Late last month, the Minnesota Department of Education (MDE) released new data regarding Minnesota’s high school graduation rate. The good news from the MDE, according to the Star Tribune, is that the “graduation rate for Minnesota students is the highest it’s been in a decade, even though many minority students continue to lag behind their white peers when it comes to getting a diploma on time.”
The new data showed that in 2013, “85 percent of white students, 56 percent of black students and 58 percent of Hispanic students graduated”. Minnesota is not alone –many other states show an increase in the number of students leaving high school with a diploma. In 2014, according to the Star Tribune, the US graduation rate was the highest it has been in 40 years when nearly “78 percent of high school students nationwide graduated on time.”
What happens to a Minnesotan who doesn’t earn a high school diploma?
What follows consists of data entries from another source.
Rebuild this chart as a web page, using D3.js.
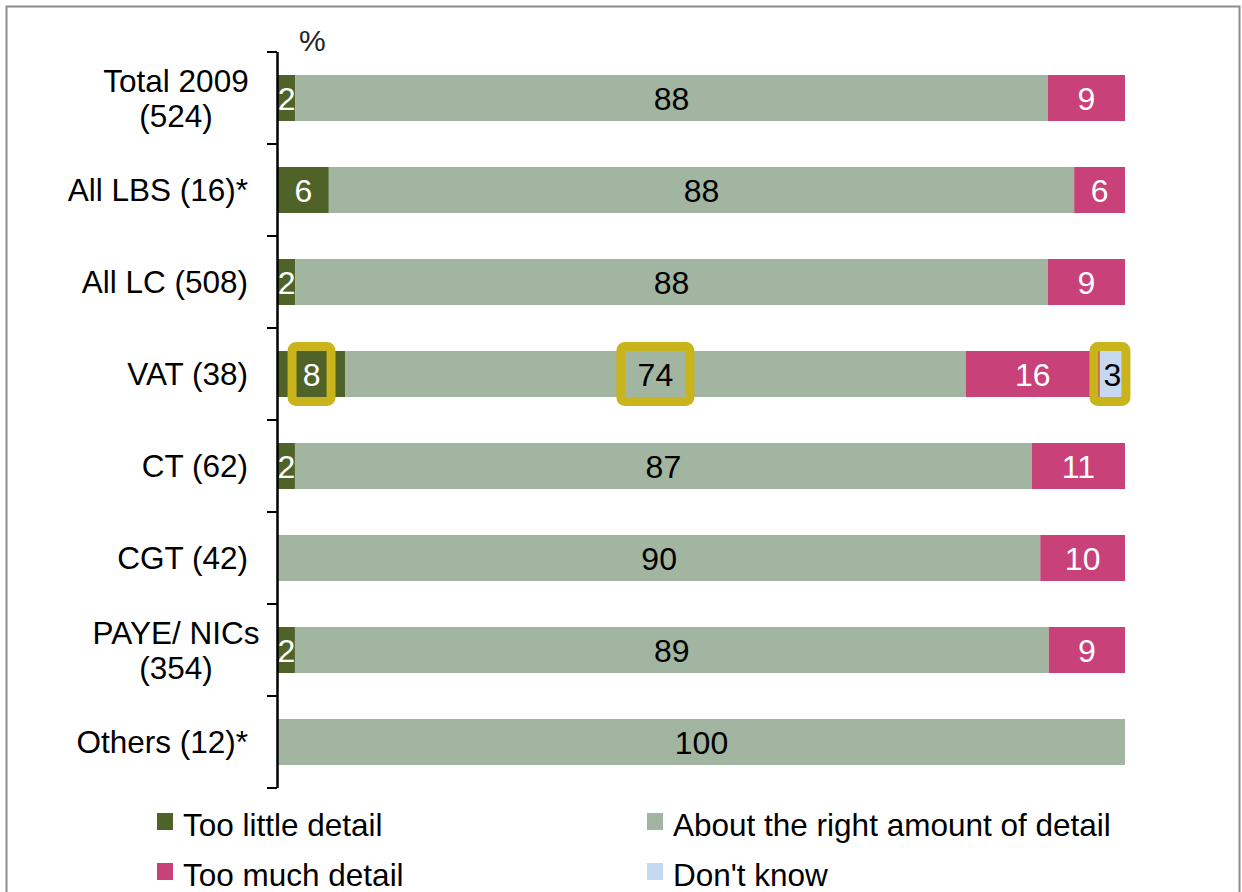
<!DOCTYPE html>
<html>
<head>
<meta charset="utf-8">
<script src="https://cdn.jsdelivr.net/npm/d3@7"></script>
<style>
  html, body { margin: 0; padding: 0; background: #fff; }
  svg { display: block; font-family: "Liberation Sans", Arial, sans-serif; }
</style>
</head>
<body>
<svg id="chart"></svg>
<script>
// chart data
const categories = ["Total 2009\n(524)", "All LBS (16)*", "All LC (508)", "VAT (38)", "CT (62)", "CGT (42)", "PAYE/ NICs\n(354)", "Others (12)*"];
const seriesNames = ["Too little detail", "About the right amount of detail", "Too much detail", "Don't know"];
const tooLittle = [2, 6, 2, 8, 2, 0, 2, 0];
const aboutRight = [88, 88, 88, 74, 87, 90, 89, 100];
const tooMuch = [9, 6, 9, 16, 11, 10, 9, 0];
const dontKnow = [0, 0, 0, 3, 0, 0, 0, 0];
// highlighted labels: [category index, series index]
const highlights = [[3, 0], [3, 1], [3, 3]];

const colors = ["#4f6228", "#a2b5a0", "#c84178", "#c6d9f0"];
const labelColors = ["#fff", "#000", "#fff", "#000"];
const boxWidths = [39, 69, 32];

const W = 1242, H = 892;
const svg = d3.select("#chart").attr("width", W).attr("height", H);

svg.append("rect")
    .attr("x", 6.5).attr("y", 6.5)
    .attr("width", 1233).attr("height", 900)
    .attr("fill", "#fff")
    .attr("stroke", "#8c8c8c")
    .attr("stroke-width", 2);

const x0 = 278, x1 = 1125, yTop = 52, yBot = 788;

const rows = categories.map((c, i) => {
    const vals = [tooLittle[i], aboutRight[i], tooMuch[i], dontKnow[i]];
    const total = d3.sum(vals);
    let acc = 0;
    const segs = vals.map((v, k) => {
        const s = { k, v, start: acc / total, end: (acc + v) / total };
        acc += v;
        return s;
    });
    return { c, i, segs };
});

const x = d3.scaleLinear().domain([0, 1]).range([x0, x1]);
const y = d3.scaleBand().domain(d3.range(categories.length)).range([yTop, yBot]).paddingInner(0.5).paddingOuter(0.25);

// bars
const g = svg.append("g");
rows.forEach(r => {
    const segs = r.segs.filter(s => s.v > 0);
    g.selectAll(null)
        .data(segs)
        .enter()
        .append("rect")
        .attr("x", s => x(s.start))
        .attr("width", s => x(s.end) - x(s.start))
        .attr("y", y(r.i))
        .attr("height", y.bandwidth())
        .attr("fill", s => colors[s.k]);
});

// highlight boxes (drawn under labels)
highlights.forEach(([ri, k], j) => {
    const s = rows[ri].segs[k];
    const cx = (x(s.start) + x(s.end)) / 2 - (k === 3 ? 2.5 : 0);
    const cy = y(ri) + y.bandwidth() / 2;
    const bw = boxWidths[j], bh = 55;
    svg.append("rect")
        .attr("x", cx - bw / 2).attr("y", cy - bh / 2)
        .attr("width", bw).attr("height", bh)
        .attr("rx", 4)
        .attr("fill", "none")
        .attr("stroke", "#c9b41c")
        .attr("stroke-width", 9);
});

// value labels
rows.forEach(r => {
    const segs = r.segs.filter(s => s.v > 0);
    svg.selectAll(null)
        .data(segs)
        .enter()
        .append("text")
        .attr("x", s => (x(s.start) + x(s.end)) / 2)
        .attr("y", y(r.i) + y.bandwidth() / 2 + 12)
        .attr("text-anchor", "middle")
        .attr("font-size", 32)
        .attr("fill", s => labelColors[s.k])
        .text(s => s.v);
});

// y axis
const ticks = d3.range(categories.length + 1).map(i => yTop + i * (yBot - yTop) / categories.length);
svg.append("line")
    .attr("x1", 277.5).attr("x2", 277.5)
    .attr("y1", yTop).attr("y2", yBot)
    .attr("stroke", "#000").attr("stroke-width", 2.5);
svg.selectAll(".tick")
    .data(ticks)
    .enter()
    .append("line")
    .attr("x1", 267).attr("x2", 277)
    .attr("y1", d => d).attr("y2", d => d)
    .attr("stroke", "#000").attr("stroke-width", 2);

// category labels
rows.forEach(r => {
    const lines = r.c.split("\n");
    const cy = y(r.i) + y.bandwidth() / 2;
    const t = svg.append("text")
        .attr("font-size", 31.5)
        .attr("fill", "#000");
    lines.forEach((ln, li) => {
        t.append("tspan")
            .attr("x", lines.length > 1 ? 176 : 248)
            .attr("text-anchor", lines.length > 1 ? "middle" : "end")
            .attr("y", cy + 11 + (li - (lines.length - 1) / 2) * 35)
            .text(ln);
    });
});

svg.append("text")
    .attr("x", 299).attr("y", 51)
    .attr("font-size", 30)
    .attr("fill", "#222")
    .text("%");

// legend
const legendPos = [[157, 813], [647, 813], [157, 863], [647, 863]];
const legendOrder = [0, 1, 2, 3];
const leg = svg.selectAll(".leg")
    .data(legendOrder)
    .enter()
    .append("g")
    .attr("transform", k => `translate(${legendPos[k][0]},${legendPos[k][1]})`);
leg.append("rect")
    .attr("width", 16).attr("height", 17)
    .attr("fill", k => colors[k]);
leg.append("text")
    .attr("x", 26).attr("y", 23)
    .attr("font-size", 31.5)
    .attr("fill", "#000")
    .text(k => seriesNames[k]);
</script>
</body>
</html>
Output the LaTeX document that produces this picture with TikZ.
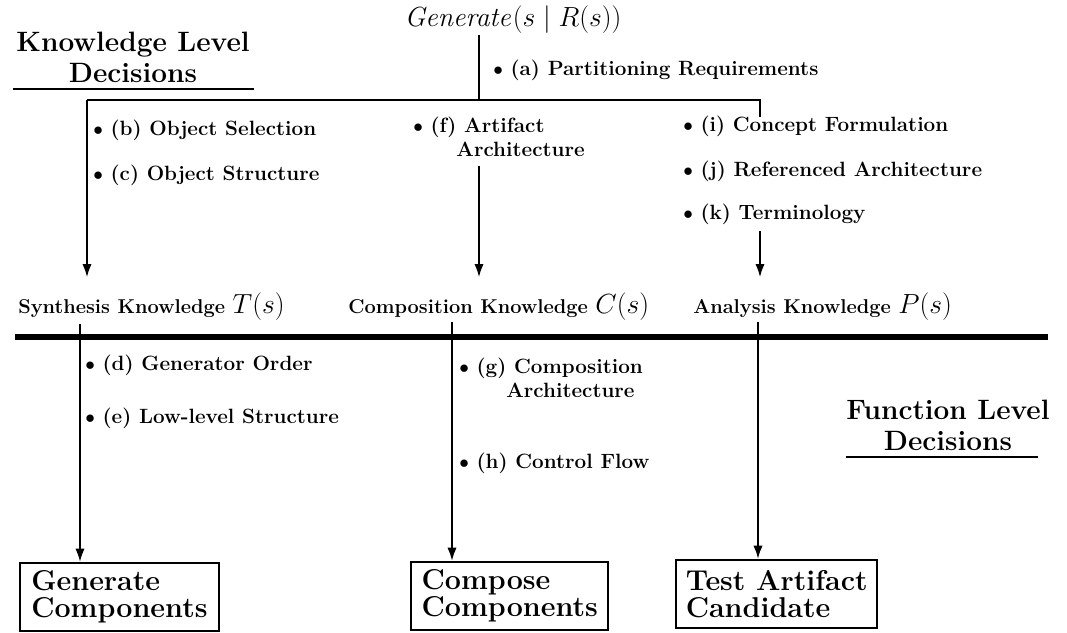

Those students face daunting challenges in life because the public education system has failed them. Instead of a celebratory front page news story, these students become a statistic in a report issued by the Center for Popular Democracy. Hardly part of the “vast right-wing conspiracy”, The Center for Popular Democracy’s “partners” include the National Education Association (NEA), the American Federation of Teachers, and the AFL-CIO, to name just a few.
According to a recently released report from The Center for Popular Democracy, “Minnesota has the third-highest unemployment gap between white and black people in the country – with the jobless rate among blacks almost four times higher than among whites.” Minnesota’s astonishing statewide high rate of unemployment among African-Americans “fell” to 11.9 percent in 2014 down from a previous high of 15.4 percent seven years earlier. In 2014, the white unemployment rate in the state was 3.2 percent.
In 2013, the Star Tribune reported that, according to the Bureau of Labor Statistics, “Minnesota was second only to Wyoming [where the] black unemployment rate was triple the white rate.” There was virtually no change in the Minnesota’s Hispanic unemployment rate (7 percent) which remains at nearly twice the rate of white unemployment.
Furthermore, according to a report on “Bring Me the News.com”, and “WalletHub”, “Minnesota has the second-worst wealth gap between white people and people of color in the United States.”
So while officials at the Minnesota Department of Education continue celebrating the “improving” graduation rate, we’ll postpone any celebrations. We’ll wait until there is no “achievement gap” for minority students that attend (and graduate on time from) Minnesota’s public schools. That will be worth celebrating.